[UPDATE BELOW] Mayor de Blasio lifted the city-wide travel ban this morning after that devastating blizzard turned out to be just a bunch of stupid snow. There's about 7.8 inches in Central Park this morning—not the 24 inches or more that was expected—and current forecasts don't call for much more additional accumulation today. And there is certainly no reason to doubt those forecasts.

The MTA is also resuming service system-wide this morning, but it's going to take hours for trains and buses to get back up to full speed. Staten Island Ferry service has resumed.

New York State has updates on the storm here. Mayor de Blasio will appear on CNN's New Day at 8 a.m. to update New Yorkers on the storm, and Governor Cuomo is giving a press conference now.

Update 8:05 a.m.: Cuomo says subway service will resume at 9 a.m. and, by noon, the subways should be back to Sunday-level service, which is about 60% of weekday service. The MTA expects the system to be back to a normal weekday schedule tomorrow. PATH train service will resume around 9:30 a.m.

Cuomo cautioned that the roads are still dangerous, and there is ice lurking under the snow in some places. "If you don't have to travel today, you don't want to be traveling today," Cuomo warned. "While roads are passable, they are not clear."

Asked if officials overreacted to the storm, Cuomo reminded reporters of the huge snowstorm that crippled Buffalo in November—a storm that Cuomo said he underestimated. "You make big decision based on the best information you have," Cuomo said, adding, "I do not criticize weather forecasters."

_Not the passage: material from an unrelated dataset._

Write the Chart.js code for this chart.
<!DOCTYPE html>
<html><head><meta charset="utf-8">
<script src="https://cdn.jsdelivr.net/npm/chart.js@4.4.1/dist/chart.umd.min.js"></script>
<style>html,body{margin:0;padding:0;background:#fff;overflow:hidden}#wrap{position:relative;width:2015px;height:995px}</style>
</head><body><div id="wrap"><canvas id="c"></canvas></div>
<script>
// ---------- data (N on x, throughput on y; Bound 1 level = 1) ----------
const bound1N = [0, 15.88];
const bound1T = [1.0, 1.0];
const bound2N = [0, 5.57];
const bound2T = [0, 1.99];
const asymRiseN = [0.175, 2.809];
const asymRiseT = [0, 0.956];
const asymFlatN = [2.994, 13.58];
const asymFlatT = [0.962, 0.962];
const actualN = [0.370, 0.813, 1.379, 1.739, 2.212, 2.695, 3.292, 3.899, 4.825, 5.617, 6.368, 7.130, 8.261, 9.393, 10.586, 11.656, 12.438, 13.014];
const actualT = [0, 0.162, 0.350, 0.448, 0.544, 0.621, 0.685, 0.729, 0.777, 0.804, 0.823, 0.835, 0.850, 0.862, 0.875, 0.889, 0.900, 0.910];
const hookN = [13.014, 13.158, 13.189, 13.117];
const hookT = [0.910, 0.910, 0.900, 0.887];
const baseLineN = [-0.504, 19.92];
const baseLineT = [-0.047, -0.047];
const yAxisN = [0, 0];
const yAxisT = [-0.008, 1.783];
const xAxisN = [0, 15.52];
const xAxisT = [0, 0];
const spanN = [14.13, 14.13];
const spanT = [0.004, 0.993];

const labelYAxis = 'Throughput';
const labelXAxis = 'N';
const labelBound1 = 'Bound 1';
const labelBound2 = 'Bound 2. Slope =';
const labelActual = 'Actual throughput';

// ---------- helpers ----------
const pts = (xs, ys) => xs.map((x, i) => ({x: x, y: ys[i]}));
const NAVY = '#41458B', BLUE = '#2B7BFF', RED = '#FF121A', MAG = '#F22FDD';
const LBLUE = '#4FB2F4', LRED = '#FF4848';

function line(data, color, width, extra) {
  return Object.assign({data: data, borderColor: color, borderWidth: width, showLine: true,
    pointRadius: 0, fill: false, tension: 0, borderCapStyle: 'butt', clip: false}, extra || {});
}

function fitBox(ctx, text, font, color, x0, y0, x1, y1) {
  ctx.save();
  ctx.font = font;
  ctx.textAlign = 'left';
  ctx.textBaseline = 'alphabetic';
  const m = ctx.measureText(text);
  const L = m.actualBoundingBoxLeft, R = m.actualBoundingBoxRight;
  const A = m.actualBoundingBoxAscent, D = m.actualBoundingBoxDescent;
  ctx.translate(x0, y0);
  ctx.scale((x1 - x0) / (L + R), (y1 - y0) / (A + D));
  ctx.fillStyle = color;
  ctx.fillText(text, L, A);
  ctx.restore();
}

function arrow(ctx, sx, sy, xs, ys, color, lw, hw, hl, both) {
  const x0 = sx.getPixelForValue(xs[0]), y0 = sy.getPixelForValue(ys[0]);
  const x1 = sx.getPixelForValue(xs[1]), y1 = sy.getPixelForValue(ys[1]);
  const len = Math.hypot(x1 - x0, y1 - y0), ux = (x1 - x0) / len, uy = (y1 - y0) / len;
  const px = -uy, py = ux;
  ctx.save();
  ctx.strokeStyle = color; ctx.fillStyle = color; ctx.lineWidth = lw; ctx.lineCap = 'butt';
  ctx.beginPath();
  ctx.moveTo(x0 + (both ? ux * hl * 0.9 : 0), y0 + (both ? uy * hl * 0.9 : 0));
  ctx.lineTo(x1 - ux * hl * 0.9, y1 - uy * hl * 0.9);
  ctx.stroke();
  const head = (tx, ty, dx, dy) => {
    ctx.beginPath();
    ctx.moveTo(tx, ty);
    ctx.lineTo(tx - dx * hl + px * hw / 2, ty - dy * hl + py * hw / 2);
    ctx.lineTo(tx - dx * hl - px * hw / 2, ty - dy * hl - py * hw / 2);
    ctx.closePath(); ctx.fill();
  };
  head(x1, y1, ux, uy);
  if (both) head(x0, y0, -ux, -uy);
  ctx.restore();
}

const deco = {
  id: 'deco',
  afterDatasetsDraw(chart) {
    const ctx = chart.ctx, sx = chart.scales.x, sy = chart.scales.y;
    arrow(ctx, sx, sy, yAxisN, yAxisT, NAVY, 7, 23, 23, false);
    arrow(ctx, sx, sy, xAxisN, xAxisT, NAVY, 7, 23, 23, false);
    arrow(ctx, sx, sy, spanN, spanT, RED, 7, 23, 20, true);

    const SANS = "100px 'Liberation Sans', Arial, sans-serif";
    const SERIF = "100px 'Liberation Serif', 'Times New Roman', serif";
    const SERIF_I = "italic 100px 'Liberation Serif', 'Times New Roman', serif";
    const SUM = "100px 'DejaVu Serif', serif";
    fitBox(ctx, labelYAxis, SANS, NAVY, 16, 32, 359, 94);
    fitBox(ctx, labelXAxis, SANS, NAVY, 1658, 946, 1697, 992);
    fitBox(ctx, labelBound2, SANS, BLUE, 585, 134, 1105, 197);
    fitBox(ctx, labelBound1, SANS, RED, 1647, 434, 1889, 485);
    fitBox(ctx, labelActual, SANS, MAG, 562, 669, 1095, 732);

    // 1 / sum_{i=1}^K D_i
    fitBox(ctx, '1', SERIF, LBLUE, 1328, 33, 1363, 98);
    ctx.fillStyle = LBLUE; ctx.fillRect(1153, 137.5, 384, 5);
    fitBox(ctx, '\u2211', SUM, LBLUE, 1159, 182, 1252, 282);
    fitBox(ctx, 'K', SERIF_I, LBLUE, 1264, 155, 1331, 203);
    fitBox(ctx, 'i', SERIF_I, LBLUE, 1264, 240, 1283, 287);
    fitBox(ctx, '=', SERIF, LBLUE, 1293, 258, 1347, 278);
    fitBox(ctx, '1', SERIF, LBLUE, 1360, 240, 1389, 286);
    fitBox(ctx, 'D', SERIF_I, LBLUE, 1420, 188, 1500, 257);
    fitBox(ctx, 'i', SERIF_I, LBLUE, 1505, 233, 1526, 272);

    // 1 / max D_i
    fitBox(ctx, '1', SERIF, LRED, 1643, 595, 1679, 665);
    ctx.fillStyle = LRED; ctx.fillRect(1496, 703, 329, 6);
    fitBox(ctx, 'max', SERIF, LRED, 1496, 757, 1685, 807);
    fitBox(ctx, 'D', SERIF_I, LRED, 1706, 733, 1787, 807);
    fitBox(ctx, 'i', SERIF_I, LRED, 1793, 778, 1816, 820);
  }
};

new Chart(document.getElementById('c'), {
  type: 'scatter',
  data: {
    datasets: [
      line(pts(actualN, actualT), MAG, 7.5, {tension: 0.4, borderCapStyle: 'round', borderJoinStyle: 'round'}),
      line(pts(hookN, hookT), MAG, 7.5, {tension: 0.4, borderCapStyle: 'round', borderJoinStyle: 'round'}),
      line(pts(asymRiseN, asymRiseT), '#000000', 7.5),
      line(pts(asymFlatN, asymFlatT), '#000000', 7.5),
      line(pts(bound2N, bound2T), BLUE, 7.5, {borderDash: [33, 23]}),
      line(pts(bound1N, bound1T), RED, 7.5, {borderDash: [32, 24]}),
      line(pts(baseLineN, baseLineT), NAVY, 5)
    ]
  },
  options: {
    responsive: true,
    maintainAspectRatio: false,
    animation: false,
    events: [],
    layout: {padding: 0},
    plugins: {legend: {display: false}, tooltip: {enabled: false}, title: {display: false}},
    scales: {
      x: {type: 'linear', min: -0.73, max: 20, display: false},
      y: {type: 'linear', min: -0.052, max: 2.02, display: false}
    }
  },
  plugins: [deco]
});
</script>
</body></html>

Cuomo also posited that taking the trains out of service and implementing a travel ban enabled the city to bounce back faster, because the roads were clear for plows to get through and trains weren't stranded. "If you tally it up, I don't know that this wasn't the most prudent course," Cuomo said.

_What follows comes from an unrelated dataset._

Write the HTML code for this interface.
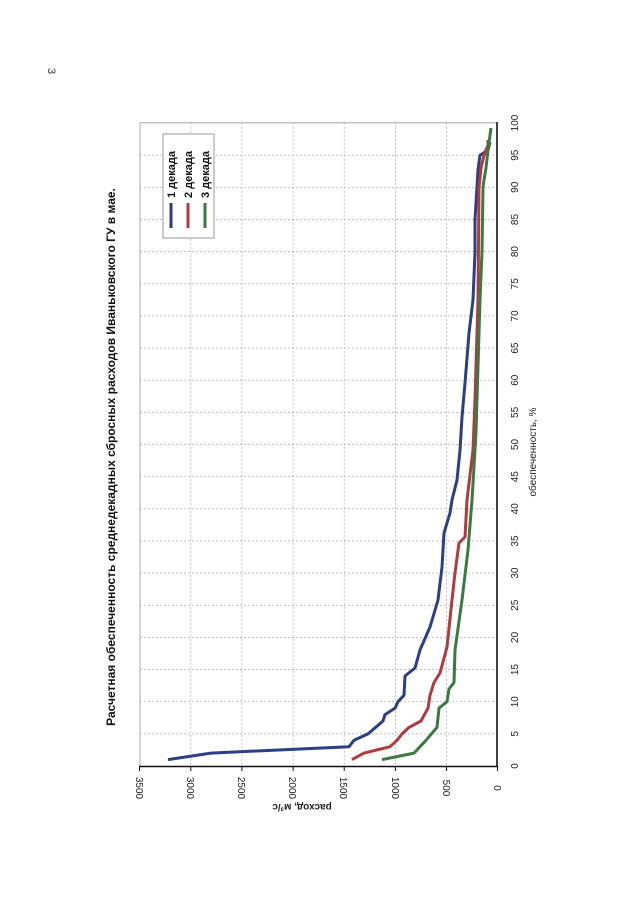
<!DOCTYPE html>
<html><head><meta charset="utf-8"><style>body{margin:0;background:#fff}svg{display:block}</style></head>
<body>
<svg width="640" height="905" xmlns="http://www.w3.org/2000/svg" font-family="Liberation Sans, sans-serif">
<rect width="640" height="905" fill="#fff"/>
<text x="48" y="68" font-size="11" transform="rotate(90 48 68)" fill="#333">3</text>
<g stroke="#aaa" stroke-width="0.7" stroke-dasharray="2,2">
<line x1="140" y1="733.9" x2="496" y2="733.9"/><line x1="140" y1="701.7" x2="496" y2="701.7"/><line x1="140" y1="669.6" x2="496" y2="669.6"/><line x1="140" y1="637.4" x2="496" y2="637.4"/><line x1="140" y1="605.3" x2="496" y2="605.3"/><line x1="140" y1="573.1" x2="496" y2="573.1"/><line x1="140" y1="541" x2="496" y2="541"/><line x1="140" y1="508.8" x2="496" y2="508.8"/><line x1="140" y1="476.7" x2="496" y2="476.7"/><line x1="140" y1="444.5" x2="496" y2="444.5"/><line x1="140" y1="412.4" x2="496" y2="412.4"/><line x1="140" y1="380.2" x2="496" y2="380.2"/><line x1="140" y1="348.1" x2="496" y2="348.1"/><line x1="140" y1="315.9" x2="496" y2="315.9"/><line x1="140" y1="283.8" x2="496" y2="283.8"/><line x1="140" y1="251.6" x2="496" y2="251.6"/><line x1="140" y1="219.5" x2="496" y2="219.5"/><line x1="140" y1="187.3" x2="496" y2="187.3"/><line x1="140" y1="155.2" x2="496" y2="155.2"/>
<line x1="190.8" y1="122.7" x2="190.8" y2="766"/><line x1="241.9" y1="122.7" x2="241.9" y2="766"/><line x1="293.1" y1="122.7" x2="293.1" y2="766"/><line x1="344.2" y1="122.7" x2="344.2" y2="766"/><line x1="395.4" y1="122.7" x2="395.4" y2="766"/><line x1="446.5" y1="122.7" x2="446.5" y2="766"/>
</g>
<line x1="140" y1="122.7" x2="496" y2="122.7" stroke="#aaa" stroke-width="1"/>
<line x1="140" y1="122.7" x2="140" y2="766" stroke="#aaa" stroke-width="1"/>
<line x1="139" y1="766.5" x2="497.6" y2="766.5" stroke="#111" stroke-width="1.6"/>
<line x1="497" y1="122" x2="497" y2="767" stroke="#111" stroke-width="1.6"/>
<g stroke="#111" stroke-width="1">
<line x1="139.5" y1="766" x2="139.5" y2="771"/><line x1="190.8" y1="766" x2="190.8" y2="771"/><line x1="241.9" y1="766" x2="241.9" y2="771"/><line x1="293.1" y1="766" x2="293.1" y2="771"/><line x1="344.2" y1="766" x2="344.2" y2="771"/><line x1="395.4" y1="766" x2="395.4" y2="771"/><line x1="446.5" y1="766" x2="446.5" y2="771"/><line x1="497.6" y1="766" x2="497.6" y2="771"/>
</g>
<g font-size="10" fill="#222" text-anchor="middle">
<text transform="translate(136 788) rotate(90)">3500</text><text transform="translate(187 788) rotate(90)">3000</text><text transform="translate(238 788) rotate(90)">2500</text><text transform="translate(289 788) rotate(90)">2000</text><text transform="translate(340 788) rotate(90)">1500</text><text transform="translate(392 788) rotate(90)">1000</text><text transform="translate(443 788) rotate(90)">500</text><text transform="translate(494 788) rotate(90)">0</text>
</g>
<g font-size="10" fill="#222" text-anchor="middle">
<text transform="translate(518 766) rotate(-90)">0</text><text transform="translate(518 733.9) rotate(-90)">5</text><text transform="translate(518 701.7) rotate(-90)">10</text><text transform="translate(518 669.6) rotate(-90)">15</text><text transform="translate(518 637.4) rotate(-90)">20</text><text transform="translate(518 605.3) rotate(-90)">25</text><text transform="translate(518 573.1) rotate(-90)">30</text><text transform="translate(518 541) rotate(-90)">35</text><text transform="translate(518 508.8) rotate(-90)">40</text><text transform="translate(518 476.7) rotate(-90)">45</text><text transform="translate(518 444.5) rotate(-90)">50</text><text transform="translate(518 412.4) rotate(-90)">55</text><text transform="translate(518 380.2) rotate(-90)">60</text><text transform="translate(518 348.1) rotate(-90)">65</text><text transform="translate(518 315.9) rotate(-90)">70</text><text transform="translate(518 283.8) rotate(-90)">75</text><text transform="translate(518 251.6) rotate(-90)">80</text><text transform="translate(518 219.5) rotate(-90)">85</text><text transform="translate(518 187.3) rotate(-90)">90</text><text transform="translate(518 155.2) rotate(-90)">95</text><text transform="translate(518 123) rotate(-90)">100</text>
</g>
<text transform="translate(536 452) rotate(-90)" font-size="10" fill="#222" text-anchor="middle">обеспеченность, %</text>
<text transform="translate(302 804) rotate(180)" font-size="10" font-weight="bold" fill="#222" text-anchor="middle">расход, м³/с</text>
<text transform="translate(115 457) rotate(-90)" font-size="12" font-weight="bold" fill="#111" text-anchor="middle">Расчетная обеспеченность среднедекадных сбросных расходов Иваньковского ГУ в мае.</text>
<g fill="none" stroke-width="3" stroke-linejoin="round">
<polyline stroke="#2b3f86" points="168,759.6 211,753.1 349,746.7 354,740.3 368,733.9 383,721 385,714.6 395,708.1 398,701.7 404,695.3 405,676 415,668 420,650 430,627 438,600 442,567 444,533 450,513 452,500 457,480 460,450 462,417 465,383 469,333 473,300 475,251.6 475,219.5 478,170 480,155.2 488,150 490,142"/>
<polyline stroke="#b03a3e" points="352,759.6 364,753.1 390,746.7 397,740.3 402,733.9 409,727.4 421,721 428,708.1 430,695.3 434,682.5 440,673 447,647 452,600 455,573 459,543 465,537 467,500 473,450 475,400 478,300 479,187.3 481,168 484,155.2 488,145 488,140"/>
<polyline stroke="#3b7a40" points="382,759.6 414,753.1 420,746.7 426,740.3 437,727.4 439,708.1 447,701.7 449,689 454,682.5 455,650 462,600 468,550 472,500 476,433 480,300 482,251.6 483,187.3 484,180 486,168 488,150 491,128"/>
</g>
<rect x="163" y="134" width="51" height="104" fill="#fff" stroke="#999" stroke-width="1"/>
<g stroke-width="3"><line x1="171" y1="203" x2="171" y2="228" stroke="#2b3f86"/><line x1="188" y1="203" x2="188" y2="228" stroke="#b03a3e"/><line x1="205" y1="203" x2="205" y2="228" stroke="#3b7a40"/></g>
<g font-size="11" font-weight="bold" fill="#111"><text transform="translate(175 198) rotate(-90)">1 декада</text><text transform="translate(192 198) rotate(-90)">2 декада</text><text transform="translate(209 198) rotate(-90)">3 декада</text></g>
</svg>
</body></html>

We'll update as more info comes in, but for now here's Cuomo's official announcement:

The travel ban in the Hudson Valley (Dutchess, Orange, Putnam, Rockland, Ulster, Westchester counties), Nassau County, and New York City is lifted effective at 7:30 a.m. I-84 as well as the Thruway have been reopened. Drivers should use extreme caution and prepare properly as driving conditions remain poor and other states still may have travel bans in effect.

The travel ban for Suffolk County remains in effect.

System wide service for the MTA and PATH is expected to resume this morning and further updates will be provided at 8 a.m. Longer suspension can be expected on parts of the LIRR reaching Eastern Long Island.

More information about the reopening of transit will become available by 8 a.m. New Yorkers should continue to exercise extreme caution.

Snow accumulation overnight on Long Island was heavy, and the New York City and Hudson Valley regions experienced moderate precipitation. According to the National Weather Service, the region should expect snowfall, wind and low temperatures, with especially heavy snowfall on Eastern Long Island, as today progresses. A blizzard warning remains in effect through midnight for Suffolk County.